So climate sensitivity varies … which means, of course, that the constant “temperature sensitivity” that they claim exists must be an average temperature sensitivity. Fair enough, let’s take a look at how that works.

Suppose the early morning regime and the late morning regime are the same length, maybe three hours each. In that case we take the simple mathematical average. But here’s the problem. As noted above, when it’s warm the cumulus circulation starts up earlier than usual. More hours of cumulus means lower sensitivity.

On the other hand, when the ocean is cooler than usual, the clear skies prevail for more of the morning. As a result, the average climate sensitivity rises.

In other words, in the all-important tropical region, climate sensitivity is not a constant in any sense. Instead, it varies inversely with temperature.

Moving along through the day, at some point in the afternoon there is a good chance that the cumulus circulation pattern is not enough to stop the continued surface temperature increase.

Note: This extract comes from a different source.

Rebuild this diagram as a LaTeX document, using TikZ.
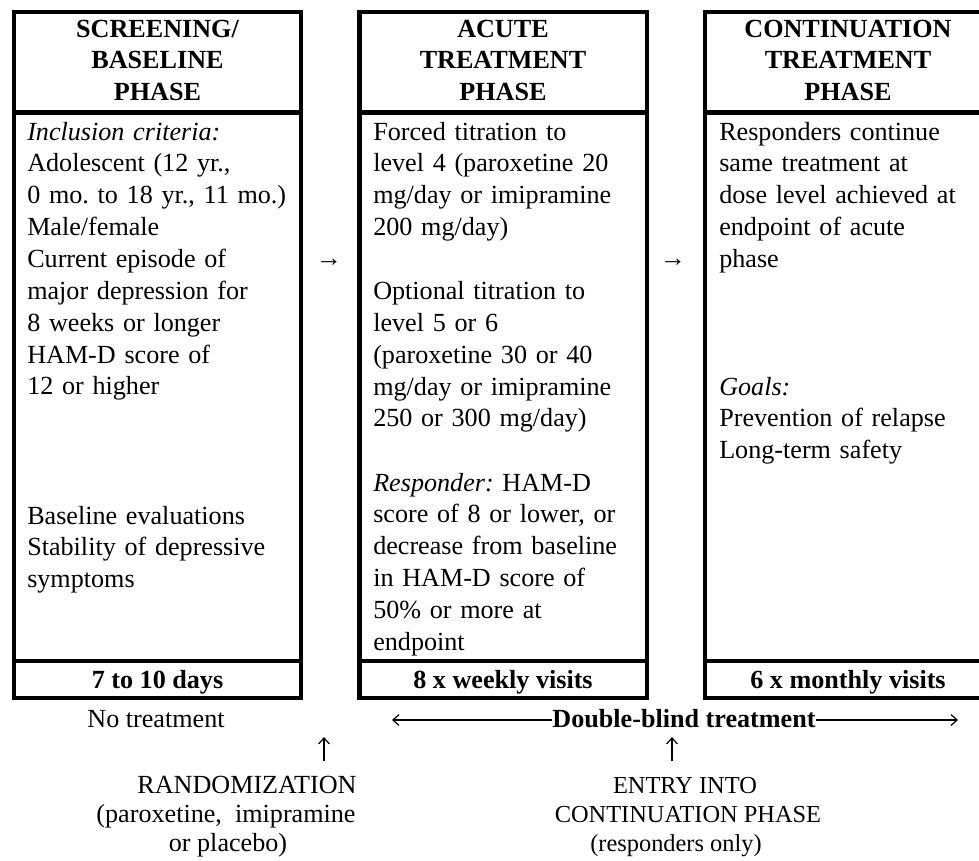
\documentclass[tikz,border=0pt]{standalone}
\usepackage{fontspec}
\setmainfont{Liberation Serif}
\usetikzlibrary{arrows.meta}
\newcommand{\bodysize}{\fontsize{19.6pt}{23.9pt}\selectfont\frenchspacing}
\newcommand{\smallbodysize}{\fontsize{18.3pt}{22pt}\selectfont\frenchspacing}
\begin{document}
\begin{tikzpicture}[x=0.75pt,y=-0.75pt,
  frame/.style={line width=3.4pt},
  headtxt/.style={font=\bodysize\bfseries, align=center, text width=205pt, inner sep=0pt, anchor=base},
  bodytxt/.style={font=\bodysize, align=left, text width=215pt, inner sep=0pt, anchor=base west},
  foot/.style={font=\bodysize\bfseries, inner sep=0pt, anchor=base},
  plain/.style={font=\bodysize, inner sep=0pt, anchor=base},
  plainsmall/.style={font=\smallbodysize, inner sep=0pt, anchor=base},
  glyph/.style={font=\bodysize, inner sep=0pt},
  thinarrow/.style={line width=0.9pt, -{Straight Barb[length=4.5pt,width=8pt]}}
]
\clip (0,0) rectangle (979,861);
% ---- frames
\draw[frame] (14,12) rectangle (301,698);
\draw[frame] (14,112.5) -- (301,112.5);
\draw[frame] (14,661) -- (301,661);
\draw[frame] (359.5,12) rectangle (647,698);
\draw[frame] (359.5,112.5) -- (647,112.5);
\draw[frame] (359.5,661) -- (647,661);
\draw[frame] (705,12) rectangle (992,698);
\draw[frame] (705,112.5) -- (992,112.5);
\draw[frame] (705,661) -- (992,661);
% ---- headers
\node[headtxt] (h1) at (157.5,37) {SCREENING/\\BASELINE\\PHASE};
\node[headtxt] (h2) at (503,37) {ACUTE\\TREATMENT\\PHASE};
\node[headtxt] (h3) at (848,37) {CONTINUATION\\TREATMENT\\PHASE};
% ---- bodies
\node[bodytxt] (b1a) at (27,140) {\textit{Inclusion criteria:}\\Adolescent (12 yr.,\\0 mo. to 18 yr., 11 mo.)\\Male/female\\Current episode of\\major depression for\\8 weeks or longer\\HAM-D score of\\12 or higher};
\node[bodytxt] (b1b) at (27,524) {Baseline evaluations\\Stability of depressive\\symptoms};
\node[bodytxt] (b2a) at (373,140) {Forced titration to\\level 4 (paroxetine 20\\mg/day or imipramine\\200 mg/day)};
\node[bodytxt] (b2b) at (373,299.5) {Optional titration to\\level 5 or 6\\(paroxetine 30 or 40\\mg/day or imipramine\\250 or 300 mg/day)};
\node[bodytxt] (b2c) at (373,491) {\textit{Responder:} HAM-D\\score of 8 or lower, or\\decrease from baseline\\in HAM-D score of\\50\% or more at\\endpoint};
\node[bodytxt] (b3a) at (719,140) {Responders continue\\same treatment at\\dose level achieved at\\endpoint of acute\\phase};
\node[bodytxt] (b3b) at (719,395) {\textit{Goals:}\\Prevention of relapse\\Long-term safety};
% ---- footers
\node[foot] (f1) at (157.5,688) {7 to 10 days};
\node[foot] (f2) at (503,688) {8 x weekly visits};
\node[foot] (f3) at (848,688) {6 x monthly visits};
% ---- arrows between boxes
\node[glyph] (a1) at (329,263) {→};
\node[glyph] (a2) at (673,263) {→};
% ---- bottom
\node[plain] (nt) at (156,727) {No treatment};
\node[foot] (dbl) at (684,727) {Double-blind treatment};
\coordinate (dbL) at (392,720);
\coordinate (dbR) at (958,720);
\draw[thinarrow] (dbl.west |- dbL) -- (dbL);
\draw[thinarrow] (dbl.east |- dbR) -- (dbR);
\coordinate (u1s) at (324,761);
\coordinate (u1e) at (324,737);
\coordinate (u2s) at (672,761);
\coordinate (u2e) at (672,737);
\draw[thinarrow] (u1s) -- (u1e);
\draw[thinarrow] (u2s) -- (u2e);
\node[plain] (r1) at (247,793) {RANDOMIZATION};
\node[plain] (r2) at (226,822) {(paroxetine,\hspace{0.5em}imipramine};
\node[plain] (r3) at (228,851) {or placebo)};
\node[plainsmall] (e1) at (685,793) {ENTRY INTO};
\node[plainsmall] (e2) at (688,822) {CONTINUATION PHASE};
\node[plainsmall] (e3) at (676,851) {(responders only)};
\end{tikzpicture}
\end{document}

When the temperature exceeds a certain higher threshold, another complete regime shift takes place. Some of the innocent cumulus clouds suddenly mutate and grow rapidly into towering monsters. The regime shift involves the spontaneous generation of those magical, independently mobile heat engines called thunderstorms.

Thunderstorms are dual-fuel heat engines. They run on low-density air, air that rises, condenses out the moisture and rewarms the air, which rises deep into the troposphere.

Figure 4. Afternoon thunderstorm circulation over the tropical ocean.

There are a couple of ways to get low density air. One is to heat the air. This is how a thunderstorm gets started, as a strong cumulus cloud. The sun plus GHG radiation combine to heat the surface, warming the air. The low density air rises. When that gets strong enough, a thunderstorm starts to form.

Once the thunderstorm is started, the second fuel is added to the fire — water vapor. Counter-intuitively, the more water vapor there is in the air, the lighter it becomes. The thunderstorm generates strong winds around its base. Evaporation is proportional to wind speed, so this greatly increases the local evaporation.

This, of course, makes the air lighter, and makes the air rise faster, which makes the thunderstorm stronger, which in turn increases the wind speed around the thunderstorm base, which increases the evaporation even more … a thunderstorm is a regenerative system like a fire where part of the energy is used to run a bellows to make the fire burn even hotter.

This gives thunderstorms a unique ability that, as far as I know, is not represented in any of the climate models. It is capable of driving the surface temperature well below the temperature that was needed to get it going. It can run on into the evening, and at times well into the night, on its combination of thermal and evaporation energy sources.

Thunderstorms can be thought of as local leakages that transport heat rapidly from the surface to the upper atmosphere. They cool the surface in a host of ways, utilizing a combination of cold water, shade, wind, spray, evaporation, and cold air.

And just like the onset of the cumulus circulation, the onset of thunderstorms occurs earlier on days when it is warmer, and it occurs later (and sometimes not at all) on days that are cooler than usual.

So again, we see that there is no way to assign an average climate sensitivity. The warmer it gets, the less each additional watt per metre actually warms the surface.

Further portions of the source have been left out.